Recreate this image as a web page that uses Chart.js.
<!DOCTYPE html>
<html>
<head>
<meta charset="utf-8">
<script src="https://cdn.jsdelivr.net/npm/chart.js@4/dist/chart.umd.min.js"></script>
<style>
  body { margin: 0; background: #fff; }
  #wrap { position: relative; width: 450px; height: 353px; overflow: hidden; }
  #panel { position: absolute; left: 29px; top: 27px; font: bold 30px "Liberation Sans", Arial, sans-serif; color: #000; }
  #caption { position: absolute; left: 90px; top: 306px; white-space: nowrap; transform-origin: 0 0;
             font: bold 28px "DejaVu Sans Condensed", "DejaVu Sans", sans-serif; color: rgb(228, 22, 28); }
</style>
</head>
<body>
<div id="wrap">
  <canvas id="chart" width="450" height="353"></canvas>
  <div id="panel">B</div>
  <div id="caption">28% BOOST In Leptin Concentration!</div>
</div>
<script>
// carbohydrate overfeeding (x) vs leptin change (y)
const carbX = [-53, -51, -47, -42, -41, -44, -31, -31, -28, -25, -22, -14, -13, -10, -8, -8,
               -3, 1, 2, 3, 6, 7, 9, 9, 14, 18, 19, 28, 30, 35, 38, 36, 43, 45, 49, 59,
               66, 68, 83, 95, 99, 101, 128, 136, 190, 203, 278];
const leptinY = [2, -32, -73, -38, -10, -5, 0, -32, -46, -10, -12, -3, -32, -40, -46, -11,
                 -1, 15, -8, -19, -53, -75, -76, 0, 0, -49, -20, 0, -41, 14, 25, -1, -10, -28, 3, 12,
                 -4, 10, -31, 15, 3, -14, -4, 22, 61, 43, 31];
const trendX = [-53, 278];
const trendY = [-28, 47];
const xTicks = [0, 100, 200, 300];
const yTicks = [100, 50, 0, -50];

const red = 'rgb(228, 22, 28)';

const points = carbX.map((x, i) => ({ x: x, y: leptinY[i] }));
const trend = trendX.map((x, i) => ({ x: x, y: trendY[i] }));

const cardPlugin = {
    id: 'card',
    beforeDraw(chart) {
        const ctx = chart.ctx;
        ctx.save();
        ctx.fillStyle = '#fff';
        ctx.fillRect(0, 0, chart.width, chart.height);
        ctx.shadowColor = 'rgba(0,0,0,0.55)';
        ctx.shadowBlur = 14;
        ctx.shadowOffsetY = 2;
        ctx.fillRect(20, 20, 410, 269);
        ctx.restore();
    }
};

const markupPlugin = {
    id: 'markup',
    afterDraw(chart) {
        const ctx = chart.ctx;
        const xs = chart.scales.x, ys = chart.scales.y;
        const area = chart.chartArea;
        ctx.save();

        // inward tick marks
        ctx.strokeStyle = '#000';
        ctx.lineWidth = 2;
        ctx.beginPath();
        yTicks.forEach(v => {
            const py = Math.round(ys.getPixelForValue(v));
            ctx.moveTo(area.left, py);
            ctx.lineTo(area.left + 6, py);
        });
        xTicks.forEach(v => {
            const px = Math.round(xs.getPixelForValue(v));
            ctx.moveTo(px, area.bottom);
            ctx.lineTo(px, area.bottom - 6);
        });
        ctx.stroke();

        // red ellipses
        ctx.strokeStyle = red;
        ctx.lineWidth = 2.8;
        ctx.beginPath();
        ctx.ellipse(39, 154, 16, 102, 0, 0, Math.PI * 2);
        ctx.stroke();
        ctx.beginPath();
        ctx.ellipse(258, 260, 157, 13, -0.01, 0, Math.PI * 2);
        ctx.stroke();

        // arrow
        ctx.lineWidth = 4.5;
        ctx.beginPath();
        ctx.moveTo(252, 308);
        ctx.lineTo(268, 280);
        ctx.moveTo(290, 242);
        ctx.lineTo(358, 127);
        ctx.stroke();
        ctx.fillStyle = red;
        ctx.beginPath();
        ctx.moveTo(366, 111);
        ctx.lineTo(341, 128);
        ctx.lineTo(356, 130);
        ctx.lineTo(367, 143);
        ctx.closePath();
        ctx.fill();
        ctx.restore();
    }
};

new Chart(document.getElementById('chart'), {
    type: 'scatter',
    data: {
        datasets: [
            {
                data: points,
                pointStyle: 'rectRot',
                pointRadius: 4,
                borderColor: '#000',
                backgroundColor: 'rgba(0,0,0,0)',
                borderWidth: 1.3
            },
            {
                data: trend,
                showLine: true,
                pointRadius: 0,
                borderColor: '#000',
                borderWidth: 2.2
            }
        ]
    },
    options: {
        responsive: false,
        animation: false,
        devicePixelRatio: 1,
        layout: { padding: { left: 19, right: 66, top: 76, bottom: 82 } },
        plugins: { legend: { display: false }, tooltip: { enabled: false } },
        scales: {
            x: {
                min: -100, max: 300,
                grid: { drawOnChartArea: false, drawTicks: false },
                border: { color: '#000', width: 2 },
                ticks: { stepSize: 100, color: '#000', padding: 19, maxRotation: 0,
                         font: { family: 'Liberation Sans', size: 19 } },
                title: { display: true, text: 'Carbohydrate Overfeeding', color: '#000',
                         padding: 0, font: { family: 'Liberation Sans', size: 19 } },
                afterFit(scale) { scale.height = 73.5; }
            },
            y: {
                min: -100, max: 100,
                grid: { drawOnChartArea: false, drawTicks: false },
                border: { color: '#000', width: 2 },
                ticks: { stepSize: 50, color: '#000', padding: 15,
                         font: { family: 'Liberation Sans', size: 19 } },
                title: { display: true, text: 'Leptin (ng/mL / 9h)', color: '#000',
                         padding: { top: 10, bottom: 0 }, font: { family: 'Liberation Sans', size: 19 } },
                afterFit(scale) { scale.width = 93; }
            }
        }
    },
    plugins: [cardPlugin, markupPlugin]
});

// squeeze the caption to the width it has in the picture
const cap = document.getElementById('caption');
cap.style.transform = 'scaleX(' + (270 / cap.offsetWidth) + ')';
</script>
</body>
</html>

> **TASK STATEMENT**
Repeat the data exactly. Leave nothing out.

> **ANSWER TO THE EXERCISE**
Recreate this image as a web page that uses Chart.js.
<!DOCTYPE html>
<html>
<head>
<meta charset="utf-8">
<script src="https://cdn.jsdelivr.net/npm/chart.js@4/dist/chart.umd.min.js"></script>
<style>
  body { margin: 0; background: #fff; }
  #wrap { position: relative; width: 450px; height: 353px; overflow: hidden; }
  #panel { position: absolute; left: 29px; top: 27px; font: bold 30px "Liberation Sans", Arial, sans-serif; color: #000; }
  #caption { position: absolute; left: 90px; top: 306px; white-space: nowrap; transform-origin: 0 0;
             font: bold 28px "DejaVu Sans Condensed", "DejaVu Sans", sans-serif; color: rgb(228, 22, 28); }
</style>
</head>
<body>
<div id="wrap">
  <canvas id="chart" width="450" height="353"></canvas>
  <div id="panel">B</div>
  <div id="caption">28% BOOST In Leptin Concentration!</div>
</div>
<script>
// carbohydrate overfeeding (x) vs leptin change (y)
const carbX = [-53, -51, -47, -42, -41, -44, -31, -31, -28, -25, -22, -14, -13, -10, -8, -8,
               -3, 1, 2, 3, 6, 7, 9, 9, 14, 18, 19, 28, 30, 35, 38, 36, 43, 45, 49, 59,
               66, 68, 83, 95, 99, 101, 128, 136, 190, 203, 278];
const leptinY = [2, -32, -73, -38, -10, -5, 0, -32, -46, -10, -12, -3, -32, -40, -46, -11,
                 -1, 15, -8, -19, -53, -75, -76, 0, 0, -49, -20, 0, -41, 14, 25, -1, -10, -28, 3, 12,
                 -4, 10, -31, 15, 3, -14, -4, 22, 61, 43, 31];
const trendX = [-53, 278];
const trendY = [-28, 47];
const xTicks = [0, 100, 200, 300];
const yTicks = [100, 50, 0, -50];

const red = 'rgb(228, 22, 28)';

const points = carbX.map((x, i) => ({ x: x, y: leptinY[i] }));
const trend = trendX.map((x, i) => ({ x: x, y: trendY[i] }));

const cardPlugin = {
    id: 'card',
    beforeDraw(chart) {
        const ctx = chart.ctx;
        ctx.save();
        ctx.fillStyle = '#fff';
        ctx.fillRect(0, 0, chart.width, chart.height);
        ctx.shadowColor = 'rgba(0,0,0,0.55)';
        ctx.shadowBlur = 14;
        ctx.shadowOffsetY = 2;
        ctx.fillRect(20, 20, 410, 269);
        ctx.restore();
    }
};

const markupPlugin = {
    id: 'markup',
    afterDraw(chart) {
        const ctx = chart.ctx;
        const xs = chart.scales.x, ys = chart.scales.y;
        const area = chart.chartArea;
        ctx.save();

        // inward tick marks
        ctx.strokeStyle = '#000';
        ctx.lineWidth = 2;
        ctx.beginPath();
        yTicks.forEach(v => {
            const py = Math.round(ys.getPixelForValue(v));
            ctx.moveTo(area.left, py);
            ctx.lineTo(area.left + 6, py);
        });
        xTicks.forEach(v => {
            const px = Math.round(xs.getPixelForValue(v));
            ctx.moveTo(px, area.bottom);
            ctx.lineTo(px, area.bottom - 6);
        });
        ctx.stroke();

        // red ellipses
        ctx.strokeStyle = red;
        ctx.lineWidth = 2.8;
        ctx.beginPath();
        ctx.ellipse(39, 154, 16, 102, 0, 0, Math.PI * 2);
        ctx.stroke();
        ctx.beginPath();
        ctx.ellipse(258, 260, 157, 13, -0.01, 0, Math.PI * 2);
        ctx.stroke();

        // arrow
        ctx.lineWidth = 4.5;
        ctx.beginPath();
        ctx.moveTo(252, 308);
        ctx.lineTo(268, 280);
        ctx.moveTo(290, 242);
        ctx.lineTo(358, 127);
        ctx.stroke();
        ctx.fillStyle = red;
        ctx.beginPath();
        ctx.moveTo(366, 111);
        ctx.lineTo(341, 128);
        ctx.lineTo(356, 130);
        ctx.lineTo(367, 143);
        ctx.closePath();
        ctx.fill();
        ctx.restore();
    }
};

new Chart(document.getElementById('chart'), {
    type: 'scatter',
    data: {
        datasets: [
            {
                data: points,
                pointStyle: 'rectRot',
                pointRadius: 4,
                borderColor: '#000',
                backgroundColor: 'rgba(0,0,0,0)',
                borderWidth: 1.3
            },
            {
                data: trend,
                showLine: true,
                pointRadius: 0,
                borderColor: '#000',
                borderWidth: 2.2
            }
        ]
    },
    options: {
        responsive: false,
        animation: false,
        devicePixelRatio: 1,
        layout: { padding: { left: 19, right: 66, top: 76, bottom: 82 } },
        plugins: { legend: { display: false }, tooltip: { enabled: false } },
        scales: {
            x: {
                min: -100, max: 300,
                grid: { drawOnChartArea: false, drawTicks: false },
                border: { color: '#000', width: 2 },
                ticks: { stepSize: 100, color: '#000', padding: 19, maxRotation: 0,
                         font: { family: 'Liberation Sans', size: 19 } },
                title: { display: true, text: 'Carbohydrate Overfeeding', color: '#000',
                         padding: 0, font: { family: 'Liberation Sans', size: 19 } },
                afterFit(scale) { scale.height = 73.5; }
            },
            y: {
                min: -100, max: 100,
                grid: { drawOnChartArea: false, drawTicks: false },
                border: { color: '#000', width: 2 },
                ticks: { stepSize: 50, color: '#000', padding: 15,
                         font: { family: 'Liberation Sans', size: 19 } },
                title: { display: true, text: 'Leptin (ng/mL / 9h)', color: '#000',
                         padding: { top: 10, bottom: 0 }, font: { family: 'Liberation Sans', size: 19 } },
                afterFit(scale) { scale.width = 93; }
            }
        }
    },
    plugins: [cardPlugin, markupPlugin]
});

// squeeze the caption to the width it has in the picture
const cap = document.getElementById('caption');
cap.style.transform = 'scaleX(' + (270 / cap.offsetWidth) + ')';
</script>
</body>
</html>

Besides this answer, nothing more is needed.